No. 291-3553 | Tex. Comm'n App. | Jun 21, 1922

MeCLENDON, P. j.

Defendant in error has filed a motion for rehearing in which it concedes that the principles of law announced by the Commission are correct, and that the conclusions of the Commission would also be correct if Boyle had met his death from natural causes. It is urged, however, that in the absence of knowledge or notice to defendant or its authorized agents of the fact that Boyle had engaged in the military service of the United States, there could be no waiver or estoppel as a result of accepting normal monthly assessments after forfeiture had accrued by reason of default in payment of war assessments.

This proposition would be correct if these war assessments had been levied only upon those members of the order who engaged in military service, as is usually the case in regard to special assessments levied to cover the increased risk of engaging in extrahaz-ardous occupations. But, as pointed out in *722our original opinion, the trial court found that—

The defendant “some time during the year 1917 levied a per capita tax of $1 per annum on each and every member to pay the increased losses resulting from the death of members of said order engaged in the military service of the United States.” (Italics ours).

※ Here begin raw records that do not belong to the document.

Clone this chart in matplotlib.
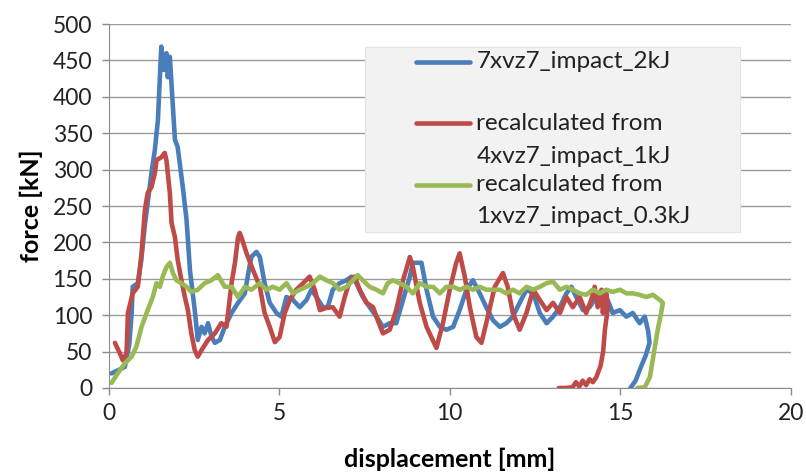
import numpy as np
import matplotlib.pyplot as plt
from matplotlib.patches import Rectangle

plt.rcParams['font.family'] = ['Lato', 'DejaVu Sans']

# 7xvz7_impact_2kJ
blue_x = [0.08, 0.3, 0.47, 0.6, 0.67, 0.7, 0.85, 0.95, 1.05, 1.25, 1.35, 1.44, 1.54, 1.58, 1.62,
          1.69, 1.73, 1.79, 1.88, 1.94, 2.02, 2.17, 2.28, 2.38, 2.52, 2.61, 2.72, 2.81, 2.91, 3.01,
          3.11, 3.26, 3.40, 3.6, 3.79, 3.99, 4.1, 4.18, 4.33, 4.43, 4.57, 4.72, 4.92, 5.06, 5.21,
          5.40, 5.6, 5.8, 5.94, 6.09, 6.28, 6.42, 6.57, 6.77, 6.97, 7.12, 7.26, 7.45, 7.65, 7.85,
          8.04, 8.24, 8.43, 8.63, 8.83, 8.92, 9.17, 9.32, 9.51, 9.71, 9.90, 10.1, 10.29, 10.49,
          10.68, 10.88, 11.07, 11.27, 11.47, 11.66, 11.85, 12.05, 12.25, 12.45, 12.64, 12.84,
          13.03, 13.23, 13.42, 13.57, 13.71, 13.91, 14.1, 14.3, 14.5, 14.63, 14.78, 14.99, 15.18,
          15.37, 15.57, 15.72, 15.82, 15.86, 15.75, 15.6, 15.45, 15.3]
blue_y = [20, 25, 29, 60, 103, 139, 144, 175, 221, 295, 327, 368, 469, 450, 437,
          460, 427, 455, 386, 341, 331, 276, 231, 162, 107, 66, 84, 75, 89, 71,
          62, 66, 84, 103, 117, 130, 160, 180, 187, 180, 144, 117, 103, 98, 125,
          121, 111, 121, 135, 125, 111, 111, 135, 144, 148, 153, 144, 125, 111, 98,
          84, 89, 89, 121, 153, 172, 172, 135, 98, 84, 80, 84, 107, 135,
          148, 130, 111, 93, 84, 89, 98, 117, 135, 130, 103, 89,
          98, 111, 130, 139, 125, 107, 111, 125, 130, 121, 103, 107, 98,
          103, 89, 98, 78, 62, 45, 28, 10, 0]

# recalculated from 4xvz7_impact_1kJ
red_x = [0.18, 0.32, 0.41, 0.52, 0.56, 0.70, 0.85, 0.96, 1.06, 1.14, 1.25, 1.35, 1.40, 1.54, 1.64,
         1.69, 1.79, 1.84, 1.94, 2.02, 2.13, 2.23, 2.32, 2.42, 2.52, 2.61, 2.72, 2.91, 3.11, 3.30,
         3.45, 3.6, 3.70, 3.79, 3.84, 3.89, 4.04, 4.23, 4.43, 4.57, 4.72, 4.87, 5.01, 5.16, 5.31,
         5.50, 5.70, 5.89, 6.04, 6.19, 6.38, 6.57, 6.77, 6.92, 7.07, 7.21, 7.36, 7.56, 7.75, 7.89,
         8.04, 8.24, 8.43, 8.63, 8.83, 8.92, 9.12, 9.32, 9.61, 9.80, 10.0, 10.19, 10.29, 10.44,
         10.59, 10.78, 10.93, 11.07, 11.32, 11.56, 11.70, 11.85, 12.05, 12.25, 12.45, 12.64,
         12.84, 13.03, 13.23, 13.42, 13.61, 13.81, 14.0, 14.15, 14.25, 14.34, 14.45, 14.49,
         14.59, 14.64, 14.55, 14.5, 14.42, 14.3, 14.2, 14.1, 14.0, 13.9, 13.8, 13.7, 13.6,
         13.4, 13.2]
red_y = [62, 48, 38, 48, 103, 130, 139, 185, 245, 268, 276, 295, 313, 317, 323,
         313, 268, 227, 207, 176, 148, 125, 107, 75, 52, 43, 52, 66, 75, 89,
         84, 144, 172, 207, 213, 207, 185, 162, 139, 103, 84, 63, 70, 103, 121,
         135, 144, 153, 135, 107, 110, 111, 98, 125, 148, 153, 135, 117, 111, 93,
         75, 80, 107, 148, 180, 166, 117, 84, 55, 89, 135, 172, 185, 153,
         111, 70, 62, 89, 139, 158, 139, 103, 80, 103, 135, 121,
         107, 117, 103, 125, 111, 125, 103, 121, 139, 111, 135, 103,
         130, 111, 80, 50, 30, 15, 8, 12, 4, 10, 2, 8, 1,
         0, 0]

# recalculated from 1xvz7_impact_0.3kJ
green_x = [0.08, 0.26, 0.47, 0.67, 0.81, 0.96, 1.14, 1.29, 1.40, 1.50, 1.58, 1.69, 1.79, 1.88, 1.98,
           2.13, 2.28, 2.42, 2.61, 2.81, 3.01, 3.20, 3.40, 3.6, 3.79, 3.99, 4.18, 4.43, 4.62, 4.81,
           5.01, 5.21, 5.40, 5.6, 5.80, 5.99, 6.19, 6.38, 6.57, 6.77, 6.97, 7.16, 7.30, 7.45, 7.65,
           7.85, 8.04, 8.18, 8.33, 8.53, 8.73, 8.92, 9.12, 9.32, 9.51, 9.71, 9.90, 10.1, 10.29,
           10.49, 10.68, 10.88, 11.07, 11.27, 11.47, 11.66, 11.85, 12.05, 12.25, 12.45, 12.64,
           12.84, 13.03, 13.23, 13.42, 13.61, 13.81, 14.0, 14.2, 14.4, 14.59, 14.78, 14.99, 15.18,
           15.37, 15.57, 15.77, 15.96, 16.16, 16.25, 16.2, 16.1, 16.0, 15.87, 15.72, 15.5]
green_y = [7, 20, 34, 43, 57, 84, 107, 125, 144, 139, 153, 166, 172, 158, 148,
           144, 139, 132, 135, 144, 148, 155, 139, 139, 125, 139, 135, 144, 135, 139,
           135, 144, 130, 135, 139, 144, 153, 148, 144, 135, 139, 148, 155, 148, 139,
           135, 130, 144, 148, 144, 139, 130, 144, 139, 139, 130, 139, 139, 135,
           139, 135, 139, 135, 135, 135, 130, 135, 130, 139, 135, 139,
           144, 146, 135, 139, 135, 130, 128, 135, 130, 135, 132, 135, 130,
           130, 128, 125, 128, 121, 117, 103, 80, 52, 15, 1, 0]

labels = [["7xvz7_impact_2kJ"],
          ["recalculated from", "4xvz7_impact_1kJ"],
          ["recalculated from", "1xvz7_impact_0.3kJ"]]
colors = ["#4A7EBB", "#BE4B48", "#98B954"]

fig = plt.figure(figsize=(8.06, 4.72), dpi=100)
ax = fig.add_axes([0.135, 0.178, 0.846, 0.771])

for xs, ys, c in zip([blue_x, red_x, green_x], [blue_y, red_y, green_y], colors):
    ax.plot(xs, ys, color=c, lw=3.3, solid_joinstyle='round', solid_capstyle='round', zorder=3)

ax.set_xlim(0, 20)
ax.set_ylim(0, 500)
ax.set_xticks(np.arange(0, 21, 5))
ax.set_yticks(np.arange(0, 501, 50))
ax.yaxis.grid(True, color='#9a9a9a', lw=1.0)
ax.set_axisbelow(True)
for s in ['top', 'right']:
    ax.spines[s].set_visible(False)
for s in ['left', 'bottom']:
    ax.spines[s].set_color('#8c8c8c')
ax.tick_params(axis='both', colors='#8c8c8c', labelcolor='#222222', labelsize=16.5, length=5, width=1)
ax.tick_params(axis='y', pad=7)
ax.tick_params(axis='x', pad=6)
ax.set_xlabel("displacement [mm]", fontsize=18, fontweight='bold', labelpad=17)
ax.set_ylabel("force [kN]", fontsize=18, fontweight='bold', labelpad=7)

# legend box drawn Excel-style (handle on first line of each entry)
ax.add_patch(Rectangle((0.375, 0.429), 0.55, 0.508, transform=ax.transAxes,
                       facecolor='#f2f2f2', edgecolor='#e4e4e4', lw=0.8, zorder=5))
line_y = [[0.896], [0.727, 0.635], [0.558, 0.471]]
for lab, ly, c in zip(labels, line_y, colors):
    ax.plot([0.451, 0.530], [ly[0], ly[0]], transform=ax.transAxes, color=c, lw=3.3,
            solid_capstyle='round', zorder=6)
    for t, y in zip(lab, ly):
        ax.text(0.539, y, t, transform=ax.transAxes, fontsize=17.5, color='#222222',
                va='center', ha='left', zorder=6)

fig.savefig("out.png", dpi=100)
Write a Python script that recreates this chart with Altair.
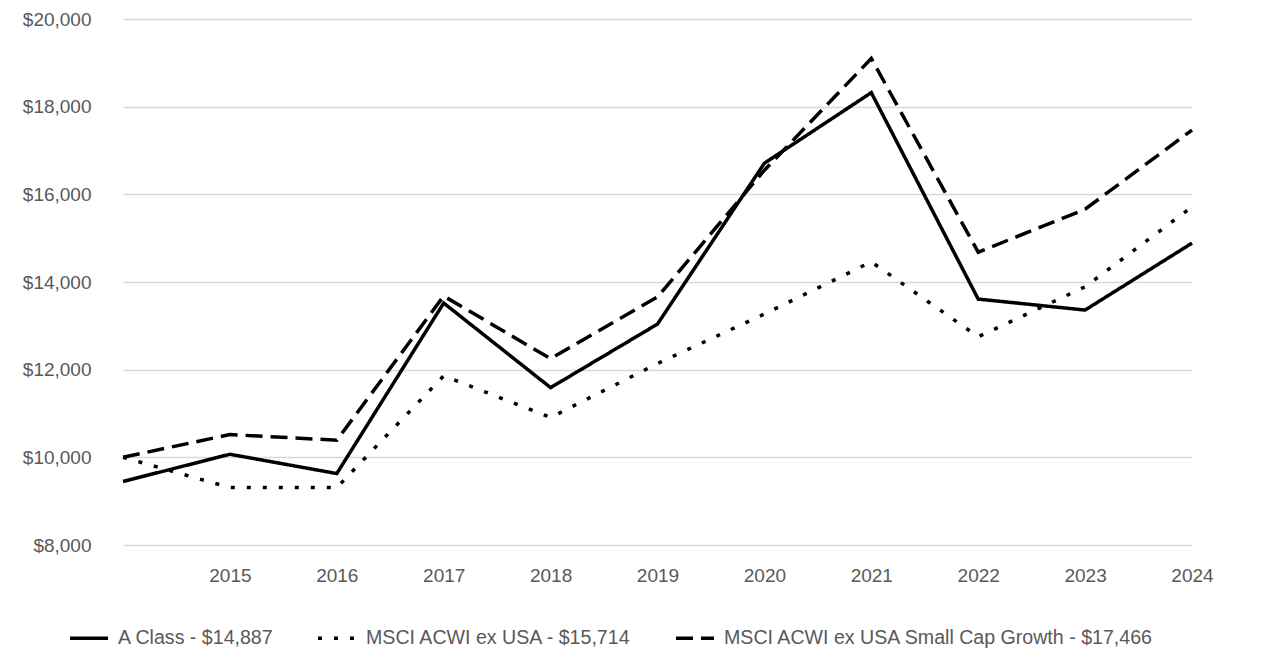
import altair as alt
import pandas as pd

years = [2014, 2015, 2016, 2017, 2018, 2019, 2020, 2021, 2022, 2023, 2024]
a_class = [9450, 10070, 9630, 13520, 11590, 13040, 16710, 18320, 13610, 13360, 14887]
msci_acwi = [10000, 9310, 9310, 11860, 10910, 12140, 13270, 14460, 12750, 13890, 15714]
msci_small = [10000, 10520, 10390, 13680, 12250, 13660, 16550, 19100, 14680, 15660, 17466]

series_names = [
    "A Class - $14,887",
    "MSCI ACWI ex USA - $15,714",
    "MSCI ACWI ex USA Small Cap Growth - $17,466",
]
series_values = [a_class, msci_acwi, msci_small]
dash_patterns = [[1, 0], [4, 12], [17, 8]]

x_ticks = [2015, 2016, 2017, 2018, 2019, 2020, 2021, 2022, 2023, 2024]
y_ticks = [8000, 10000, 12000, 14000, 16000, 18000, 20000]

rows = []
for name, vals in zip(series_names, series_values):
    for yr, v in zip(years, vals):
        rows.append({"year": yr, "value": v, "series": name})
df = pd.DataFrame(rows)

FONT = "Liberation Sans"
GREY = "#595959"

chart = (
    alt.Chart(df)
    .mark_line(color="black", strokeWidth=3.5, strokeCap="butt", strokeJoin="miter")
    .encode(
        x=alt.X(
            "year:Q",
            scale=alt.Scale(domain=[2014, 2024], nice=False, zero=False),
            axis=alt.Axis(
                values=x_ticks,
                format="d",
                title=None,
                grid=False,
                domain=False,
                ticks=False,
                tickSize=0,
                labelFont=FONT,
                labelFontSize=19,
                labelColor=GREY,
                labelPadding=21,
                labelOverlap=False,
                labelFlush=False,
                labelBound=False,
            ),
        ),
        y=alt.Y(
            "value:Q",
            scale=alt.Scale(domain=[8000, 20000], nice=False, zero=False),
            axis=alt.Axis(
                values=y_ticks,
                format="$,.0f",
                title=None,
                domain=False,
                ticks=False,
                tickSize=0,
                grid=True,
                gridColor="#d9d9d9",
                gridWidth=1.5,
                labelFont=FONT,
                labelFontSize=19,
                labelColor=GREY,
                labelPadding=32,
            ),
        ),
        strokeDash=alt.StrokeDash(
            "series:N",
            scale=alt.Scale(domain=series_names, range=dash_patterns),
            sort=series_names,
            legend=alt.Legend(
                title=None,
                orient="none",
                legendX=-55,
                legendY=598,
                direction="horizontal",
                symbolType="stroke",
                symbolSize=1450,
                symbolStrokeWidth=3.5,
                symbolStrokeColor="black",
                labelFont=FONT,
                labelFontSize=19.6,
                labelColor=GREY,
                labelLimit=700,
                labelOffset=8,
                columnPadding=36,
                padding=0,
            ),
        ),
        detail="series:N",
    )
    .properties(
        width=1069,
        height=526,
        padding={"left": 115, "top": 11, "right": 86, "bottom": 120},
        autosize="none",
        background="white",
    )
    .configure_view(strokeWidth=0, stroke="transparent")
)

chart.save("out.html", embed_options={"renderer": "svg", "actions": False})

The trial court also found:

“That the Supreme Tent created a fund to cover the increased losses by virtue of the late war; that it recognized its duty to its members engaged in the military service, and created a special fund to pay such claims, and that said fund was derived from the annual assessments of $1 per annum as above mentioned as having been levied on each member, and that a number of death claims have been paid out of said funds.”

Under this state of' facts. the issue of knowledge or notice of Boyle’s engaging in the war became a wholly irrelevant and immaterial matter. His certificate was in no way affected by his military service. He was insured whether he died in such service or remained in civil life. There was no requirement that he give defendant notice of entering the army, and no duty rested upon him to do so. His assessments, including the special war assessment, were the same in either event, and failure to pay any assessment had no different consequences attaching to it in the one case from what it would have in the other. The war assessments being levied upon all alike whether in or out of the army, in either instance the same duty rested upon all agents of defendant touching the matter of what assessments to require from each member. Such agents had no more power to waive payment of the war assessment due from those in civil life than from those in army service. And it would follow that acceptance of the normal monthly assessments after accrual of a forfeiture of the certificate by reason of nonpayment of a war assessment would operate as a waiver of or estoppel to assert such forfeiture, regardless of whether defendant had knowledge or notice of the certificate holder being engaged in war.

It is our conclusion that the motion should be overruled.